» PROBLEM
Leave out any pictures and transcribe all other data below exactly.
┌──
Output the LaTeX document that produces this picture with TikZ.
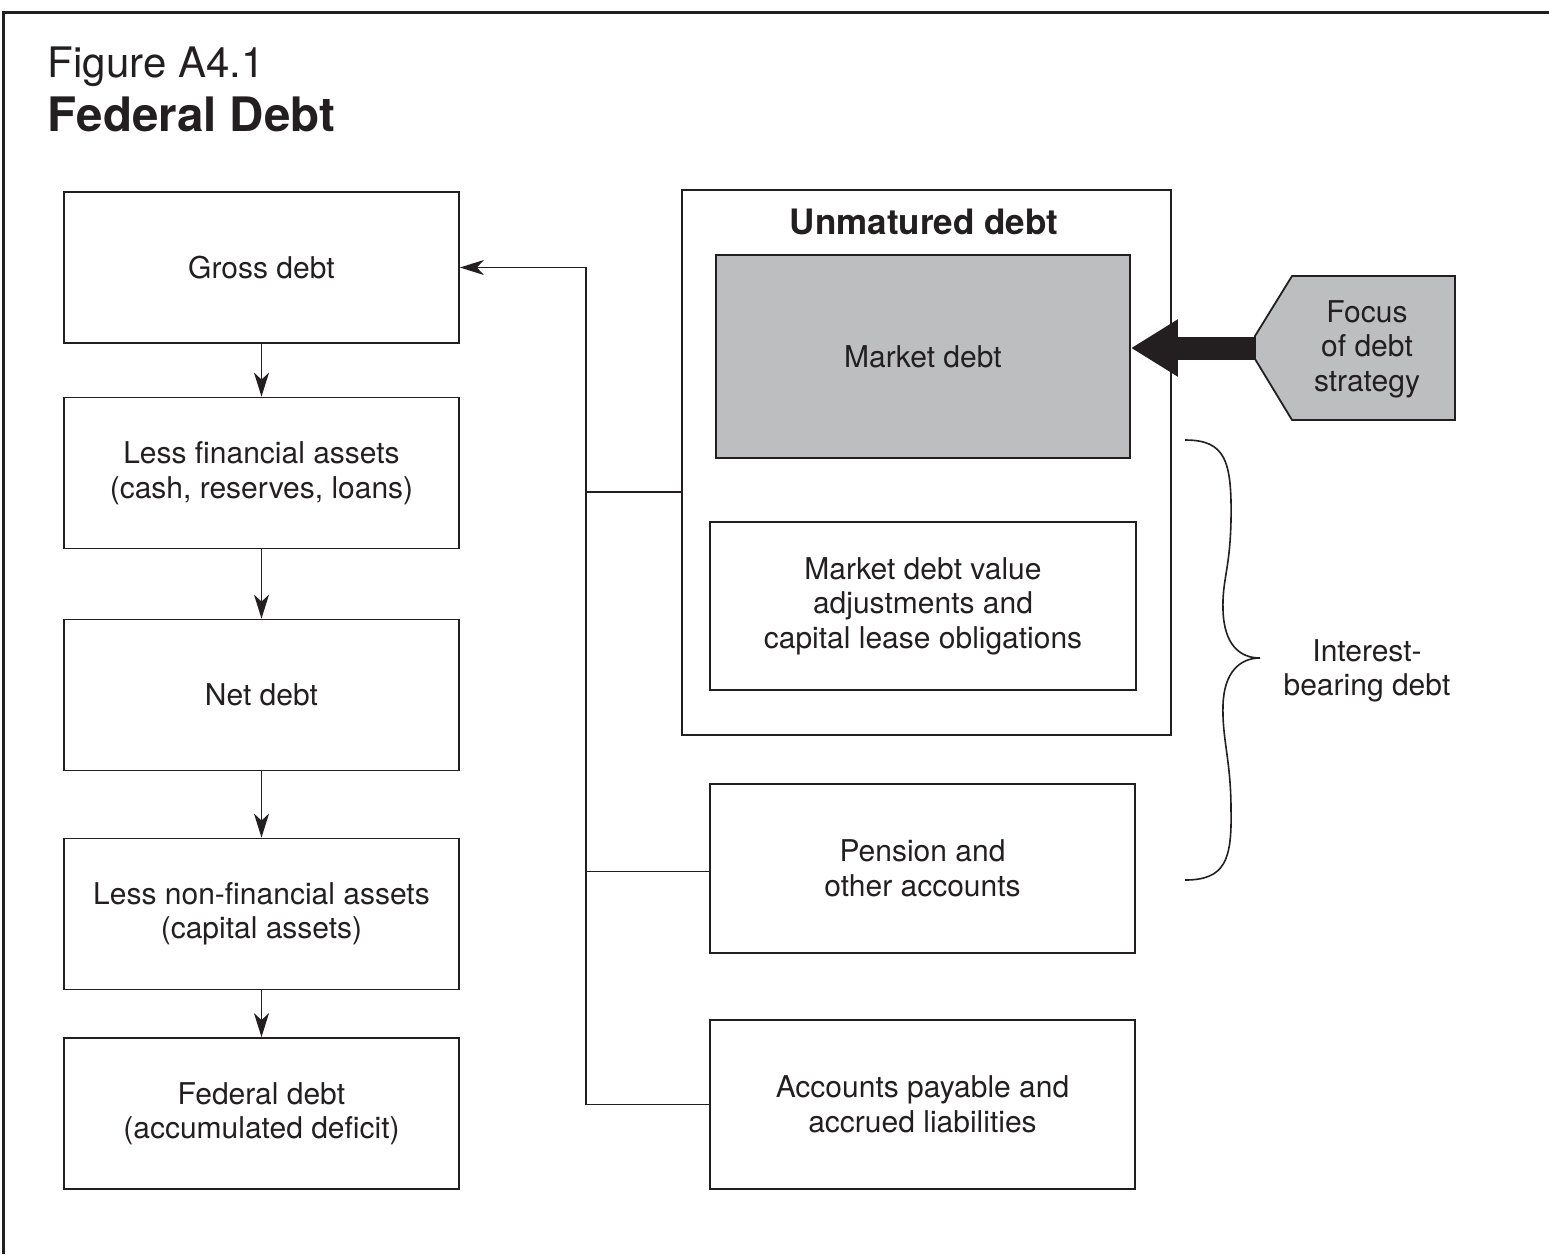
\documentclass[tikz,border=0pt]{standalone}
\usepackage{fontspec}
\setmainfont{TeX Gyre Heros}
\usepackage{xcolor}
\usetikzlibrary{arrows.meta,positioning}
\definecolor{inkdark}{HTML}{231F20}
\definecolor{fillgray}{HTML}{BCBEC0}

\begin{document}
\begin{tikzpicture}[
  x=1pt, y=-1pt,
  >={Stealth[length=24pt,width=15pt,inset=7pt]},
  line width=1.6pt,
  every node/.style={text=inkdark},
  debtbox/.style={rectangle, draw=inkdark, line width=1.8pt, minimum width=395pt, minimum height=151pt, align=center, inner sep=0pt, font=\fontsize{30}{34.5}\selectfont},
  rightbox/.style={debtbox, minimum width=425pt, minimum height=169pt},
  flow/.style={->, draw=inkdark, line width=1.6pt}
]
  \useasboundingbox (0,0) rectangle (1549,1254);
  % frame and title
  \draw[inkdark, line width=3pt] (1549,12.5) -- (3.5,12.5) -- (3.5,1254);
  \node[anchor=base west, inner sep=0pt, font=\fontsize{42}{42}\selectfont] (figno) at (47,77) {Figure A4.1};
  \node[anchor=base west, inner sep=0pt, font=\fontsize{47.5}{47.5}\selectfont\bfseries] (figtitle) at (47,131) {Federal Debt};

  % left column
  \node[debtbox] (gross)   at (261.5,267.5) {Gross debt};
  \node[debtbox] (lessfin) at (261.5,473)   {Less financial assets\\(cash, reserves, loans)};
  \node[debtbox] (net)     at (261.5,695)   {Net debt};
  \node[debtbox] (lessnon) at (261.5,914)   {Less non-financial assets\\(capital assets)};
  \node[debtbox] (feddebt) at (261.5,1113.5) {Federal debt\\(accumulated deficit)};
  \foreach \a/\b in {gross/lessfin, lessfin/net, net/lessnon, lessnon/feddebt}
    \draw[flow] (\a) -- (\b);

  % right column
  \node[debtbox, minimum width=489pt, minimum height=545pt] (unmat) at (926.5,462.5) {};
  \node[inner sep=0pt, font=\fontsize{35}{35}\selectfont\bfseries] (unmatlbl) at (924,222) {Unmatured debt};
  \node[debtbox, fill=fillgray, minimum width=414pt, minimum height=203pt] (mkt) at (923,356.5) {Market debt};
  \node[rightbox, minimum width=426pt, minimum height=168pt] (mktadj) at (923,606) {Market debt value\\adjustments and\\capital lease obligations};
  \node[rightbox] (pension) at (922.5,868.5) {Pension and\\other accounts};
  \node[rightbox] (accpay)  at (922.5,1104.5) {Accounts payable and\\accrued liabilities};

  % links to gross debt
  \draw[flow] (accpay.west) -- ++(-123,0) |- (gross.east);
  \draw[inkdark] ([yshift=-3pt]pension.west) -- ++(-123,0);
  \draw[inkdark] ([yshift=-29.5pt]unmat.west) -- ++(-95,0);

  % focus of debt strategy
  \draw[inkdark, fill=fillgray, line width=1.8pt] (1292,276) -- (1455,276) -- (1455,420) -- (1292,420) -- (1255,359) -- (1255,336) -- cycle;
  \coordinate (focustip) at (1256,348);
  \node[align=center, inner sep=0pt, font=\fontsize{30}{34.5}\selectfont] (focus) at (1367,349) {Focus\\of debt\\strategy};
  \draw[inkdark, line width=23pt, -{Triangle[length=47pt,width=54pt]}] (focustip) -- (focustip -| mkt.east);

  % interest-bearing brace
  \draw[inkdark, line width=1.6pt] (1185,440) .. controls (1225,440) and (1232,460) .. (1231,520)
    .. controls (1230,570) and (1222,580) .. (1223,610)
    .. controls (1224,645) and (1240,658) .. (1260,658)
    .. controls (1240,658) and (1224,672) .. (1223,705)
    .. controls (1222,740) and (1231,760) .. (1231,810)
    .. controls (1232,860) and (1225,880) .. (1185,880);
  \node[align=center, inner sep=0pt, font=\fontsize{30}{34.5}\selectfont] (interest) at (1367,671) {Interest-\\bearing debt};
\end{tikzpicture}
\end{document}
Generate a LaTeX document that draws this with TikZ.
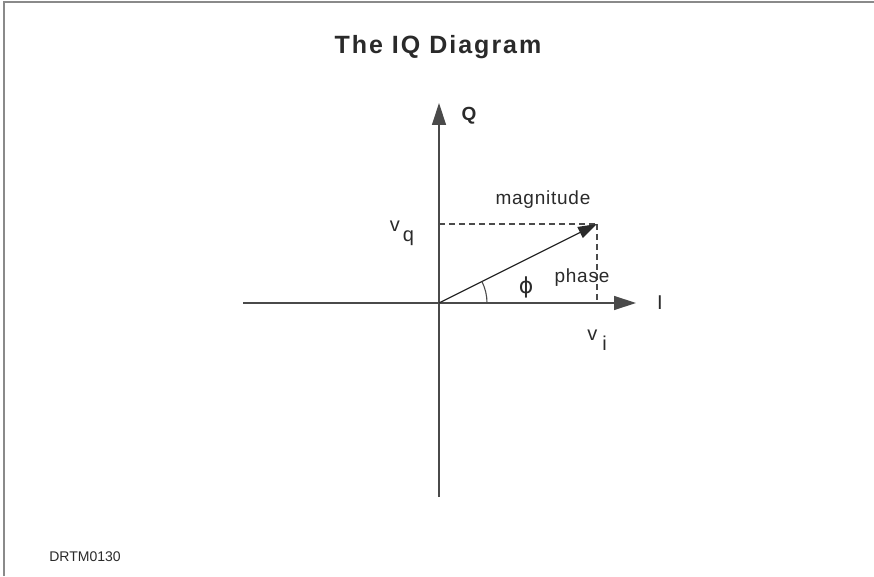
\documentclass[tikz,border=0pt]{standalone}
\usepackage{fontspec}
\setmainfont{Liberation Sans}
\newfontfamily\symfont{DejaVu Sans}
\usepackage{tikz}
\usetikzlibrary{
  arrows.meta,
  positioning,
  calc
}
\definecolor{AxisGray}{HTML}{4A4A4A}
\definecolor{FrameGray}{HTML}{8A8A8A}
\definecolor{InkGray}{HTML}{2A2A2A}
\tikzset{
  axis/.style={
    draw=AxisGray,
    line width=1.3pt,
    -{Triangle[length=22pt,width=14pt]}
  },
  axisline/.style={
    draw=AxisGray,
    line width=1.3pt
  },
  phasor/.style={
    draw=InkGray,
    line width=1.3pt,
    -{Triangle[length=19pt,width=12pt]}
  },
  guide/.style={
    draw=AxisGray,
    line width=1.1pt,
    dash pattern=on 6pt off 4pt
  },
  label/.style={
    inner sep=0pt,
    text=InkGray,
    font=\fontsize{20}{22}\selectfont
  },
  axislabel/.style={
    inner sep=0pt,
    text=InkGray,
    font=\fontsize{19}{21}\selectfont\bfseries
  },
  frame/.style={
    draw=FrameGray,
    line width=1.2pt
  }
}

\begin{document}
\begin{tikzpicture}[
  x=1pt,
  y=1pt
]

  \useasboundingbox
  (0,0) rectangle
  (874,576);

  % frame, left and top
  \draw[
    frame
  ]
  (4,0) --
  (4,574) --
  (874,574);

  \node[
    inner sep=0pt,
    text=InkGray,
    font=\fontsize{25}{28}\selectfont\bfseries\addfontfeatures{LetterSpace=8}
  ] (title) at (438,529) {
    The IQ Diagram
  };

  % axes
  \coordinate (origin) at (439,273);
  \coordinate (qtip) at (439,473);
  \coordinate (qend) at (439,79);
  \coordinate (itip) at (636,273);
  \coordinate (iend) at (243,273);
  \coordinate (vec) at (597,352);
  \coordinate (vqfoot) at (439,352);
  \coordinate (vifoot) at (597,273);

  \draw[
    axis
  ]
  (qend) --
  (qtip);

  \draw[
    axis
  ]
  (iend) --
  (itip);

  \draw[
    guide
  ]
  (vqfoot) --
  (vec);

  \draw[
    guide
  ]
  (vec) --
  (vifoot);

  \draw[
    phasor
  ]
  (origin) --
  (vec);

  \draw[
    axisline,
    line width=1.1pt
  ]
  ($(origin)+(48,0)$) arc[
    start angle=0,
    end angle=26.57,
    radius=48
  ];

  % labels
  \node[
    axislabel
  ] (qlabel) at (469,460) {
    Q
  };

  \node[
    label
  ] (ilabel) at (660,273) {
    I
  };

  \node[
    label,
    font=\fontsize{19}{22}\selectfont\addfontfeatures{LetterSpace=4}
  ] (magnitude) at (543,376) {
    magnitude
  };

  \node[
    label
  ] (vq) at (402,343) {
    v\hspace{3pt}\raisebox{-10pt}{q}
  };

  \node[
    label
  ] (vi) at (597,236) {
    v\hspace{5pt}\raisebox{-10pt}{i}
  };

  \node[
    label,
    font=\fontsize{22}{24}\selectfont\symfont
  ] (phi) at (526,289) {
    ϕ
  };

  \node[
    label,
    font=\fontsize{19}{22}\selectfont\addfontfeatures{LetterSpace=4}
  ] (phase) at (582,298) {
    phase
  };

  \node[
    inner sep=0pt,
    text=InkGray,
    font=\fontsize{14}{16}\selectfont
  ] (code) at (85,19) {
    DRTM0130
  };

\end{tikzpicture}
\end{document}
└──
» FULL SOLUTION
Output the LaTeX document that produces this picture with TikZ.
\documentclass[tikz,border=0pt]{standalone}
\usepackage{fontspec}
\setmainfont{TeX Gyre Heros}
\usepackage{xcolor}
\usetikzlibrary{arrows.meta,positioning}
\definecolor{inkdark}{HTML}{231F20}
\definecolor{fillgray}{HTML}{BCBEC0}

\begin{document}
\begin{tikzpicture}[
  x=1pt, y=-1pt,
  >={Stealth[length=24pt,width=15pt,inset=7pt]},
  line width=1.6pt,
  every node/.style={text=inkdark},
  debtbox/.style={rectangle, draw=inkdark, line width=1.8pt, minimum width=395pt, minimum height=151pt, align=center, inner sep=0pt, font=\fontsize{30}{34.5}\selectfont},
  rightbox/.style={debtbox, minimum width=425pt, minimum height=169pt},
  flow/.style={->, draw=inkdark, line width=1.6pt}
]
  \useasboundingbox (0,0) rectangle (1549,1254);
  % frame and title
  \draw[inkdark, line width=3pt] (1549,12.5) -- (3.5,12.5) -- (3.5,1254);
  \node[anchor=base west, inner sep=0pt, font=\fontsize{42}{42}\selectfont] (figno) at (47,77) {Figure A4.1};
  \node[anchor=base west, inner sep=0pt, font=\fontsize{47.5}{47.5}\selectfont\bfseries] (figtitle) at (47,131) {Federal Debt};

  % left column
  \node[debtbox] (gross)   at (261.5,267.5) {Gross debt};
  \node[debtbox] (lessfin) at (261.5,473)   {Less financial assets\\(cash, reserves, loans)};
  \node[debtbox] (net)     at (261.5,695)   {Net debt};
  \node[debtbox] (lessnon) at (261.5,914)   {Less non-financial assets\\(capital assets)};
  \node[debtbox] (feddebt) at (261.5,1113.5) {Federal debt\\(accumulated deficit)};
  \foreach \a/\b in {gross/lessfin, lessfin/net, net/lessnon, lessnon/feddebt}
    \draw[flow] (\a) -- (\b);

  % right column
  \node[debtbox, minimum width=489pt, minimum height=545pt] (unmat) at (926.5,462.5) {};
  \node[inner sep=0pt, font=\fontsize{35}{35}\selectfont\bfseries] (unmatlbl) at (924,222) {Unmatured debt};
  \node[debtbox, fill=fillgray, minimum width=414pt, minimum height=203pt] (mkt) at (923,356.5) {Market debt};
  \node[rightbox, minimum width=426pt, minimum height=168pt] (mktadj) at (923,606) {Market debt value\\adjustments and\\capital lease obligations};
  \node[rightbox] (pension) at (922.5,868.5) {Pension and\\other accounts};
  \node[rightbox] (accpay)  at (922.5,1104.5) {Accounts payable and\\accrued liabilities};

  % links to gross debt
  \draw[flow] (accpay.west) -- ++(-123,0) |- (gross.east);
  \draw[inkdark] ([yshift=-3pt]pension.west) -- ++(-123,0);
  \draw[inkdark] ([yshift=-29.5pt]unmat.west) -- ++(-95,0);

  % focus of debt strategy
  \draw[inkdark, fill=fillgray, line width=1.8pt] (1292,276) -- (1455,276) -- (1455,420) -- (1292,420) -- (1255,359) -- (1255,336) -- cycle;
  \coordinate (focustip) at (1256,348);
  \node[align=center, inner sep=0pt, font=\fontsize{30}{34.5}\selectfont] (focus) at (1367,349) {Focus\\of debt\\strategy};
  \draw[inkdark, line width=23pt, -{Triangle[length=47pt,width=54pt]}] (focustip) -- (focustip -| mkt.east);

  % interest-bearing brace
  \draw[inkdark, line width=1.6pt] (1185,440) .. controls (1225,440) and (1232,460) .. (1231,520)
    .. controls (1230,570) and (1222,580) .. (1223,610)
    .. controls (1224,645) and (1240,658) .. (1260,658)
    .. controls (1240,658) and (1224,672) .. (1223,705)
    .. controls (1222,740) and (1231,760) .. (1231,810)
    .. controls (1232,860) and (1225,880) .. (1185,880);
  \node[align=center, inner sep=0pt, font=\fontsize{30}{34.5}\selectfont] (interest) at (1367,671) {Interest-\\bearing debt};
\end{tikzpicture}
\end{document}
Generate a LaTeX document that draws this with TikZ.
\documentclass[tikz,border=0pt]{standalone}
\usepackage{fontspec}
\setmainfont{Liberation Sans}
\newfontfamily\symfont{DejaVu Sans}
\usepackage{tikz}
\usetikzlibrary{
  arrows.meta,
  positioning,
  calc
}
\definecolor{AxisGray}{HTML}{4A4A4A}
\definecolor{FrameGray}{HTML}{8A8A8A}
\definecolor{InkGray}{HTML}{2A2A2A}
\tikzset{
  axis/.style={
    draw=AxisGray,
    line width=1.3pt,
    -{Triangle[length=22pt,width=14pt]}
  },
  axisline/.style={
    draw=AxisGray,
    line width=1.3pt
  },
  phasor/.style={
    draw=InkGray,
    line width=1.3pt,
    -{Triangle[length=19pt,width=12pt]}
  },
  guide/.style={
    draw=AxisGray,
    line width=1.1pt,
    dash pattern=on 6pt off 4pt
  },
  label/.style={
    inner sep=0pt,
    text=InkGray,
    font=\fontsize{20}{22}\selectfont
  },
  axislabel/.style={
    inner sep=0pt,
    text=InkGray,
    font=\fontsize{19}{21}\selectfont\bfseries
  },
  frame/.style={
    draw=FrameGray,
    line width=1.2pt
  }
}

\begin{document}
\begin{tikzpicture}[
  x=1pt,
  y=1pt
]

  \useasboundingbox
  (0,0) rectangle
  (874,576);

  % frame, left and top
  \draw[
    frame
  ]
  (4,0) --
  (4,574) --
  (874,574);

  \node[
    inner sep=0pt,
    text=InkGray,
    font=\fontsize{25}{28}\selectfont\bfseries\addfontfeatures{LetterSpace=8}
  ] (title) at (438,529) {
    The IQ Diagram
  };

  % axes
  \coordinate (origin) at (439,273);
  \coordinate (qtip) at (439,473);
  \coordinate (qend) at (439,79);
  \coordinate (itip) at (636,273);
  \coordinate (iend) at (243,273);
  \coordinate (vec) at (597,352);
  \coordinate (vqfoot) at (439,352);
  \coordinate (vifoot) at (597,273);

  \draw[
    axis
  ]
  (qend) --
  (qtip);

  \draw[
    axis
  ]
  (iend) --
  (itip);

  \draw[
    guide
  ]
  (vqfoot) --
  (vec);

  \draw[
    guide
  ]
  (vec) --
  (vifoot);

  \draw[
    phasor
  ]
  (origin) --
  (vec);

  \draw[
    axisline,
    line width=1.1pt
  ]
  ($(origin)+(48,0)$) arc[
    start angle=0,
    end angle=26.57,
    radius=48
  ];

  % labels
  \node[
    axislabel
  ] (qlabel) at (469,460) {
    Q
  };

  \node[
    label
  ] (ilabel) at (660,273) {
    I
  };

  \node[
    label,
    font=\fontsize{19}{22}\selectfont\addfontfeatures{LetterSpace=4}
  ] (magnitude) at (543,376) {
    magnitude
  };

  \node[
    label
  ] (vq) at (402,343) {
    v\hspace{3pt}\raisebox{-10pt}{q}
  };

  \node[
    label
  ] (vi) at (597,236) {
    v\hspace{5pt}\raisebox{-10pt}{i}
  };

  \node[
    label,
    font=\fontsize{22}{24}\selectfont\symfont
  ] (phi) at (526,289) {
    ϕ
  };

  \node[
    label,
    font=\fontsize{19}{22}\selectfont\addfontfeatures{LetterSpace=4}
  ] (phase) at (582,298) {
    phase
  };

  \node[
    inner sep=0pt,
    text=InkGray,
    font=\fontsize{14}{16}\selectfont
  ] (code) at (85,19) {
    DRTM0130
  };

\end{tikzpicture}
\end{document}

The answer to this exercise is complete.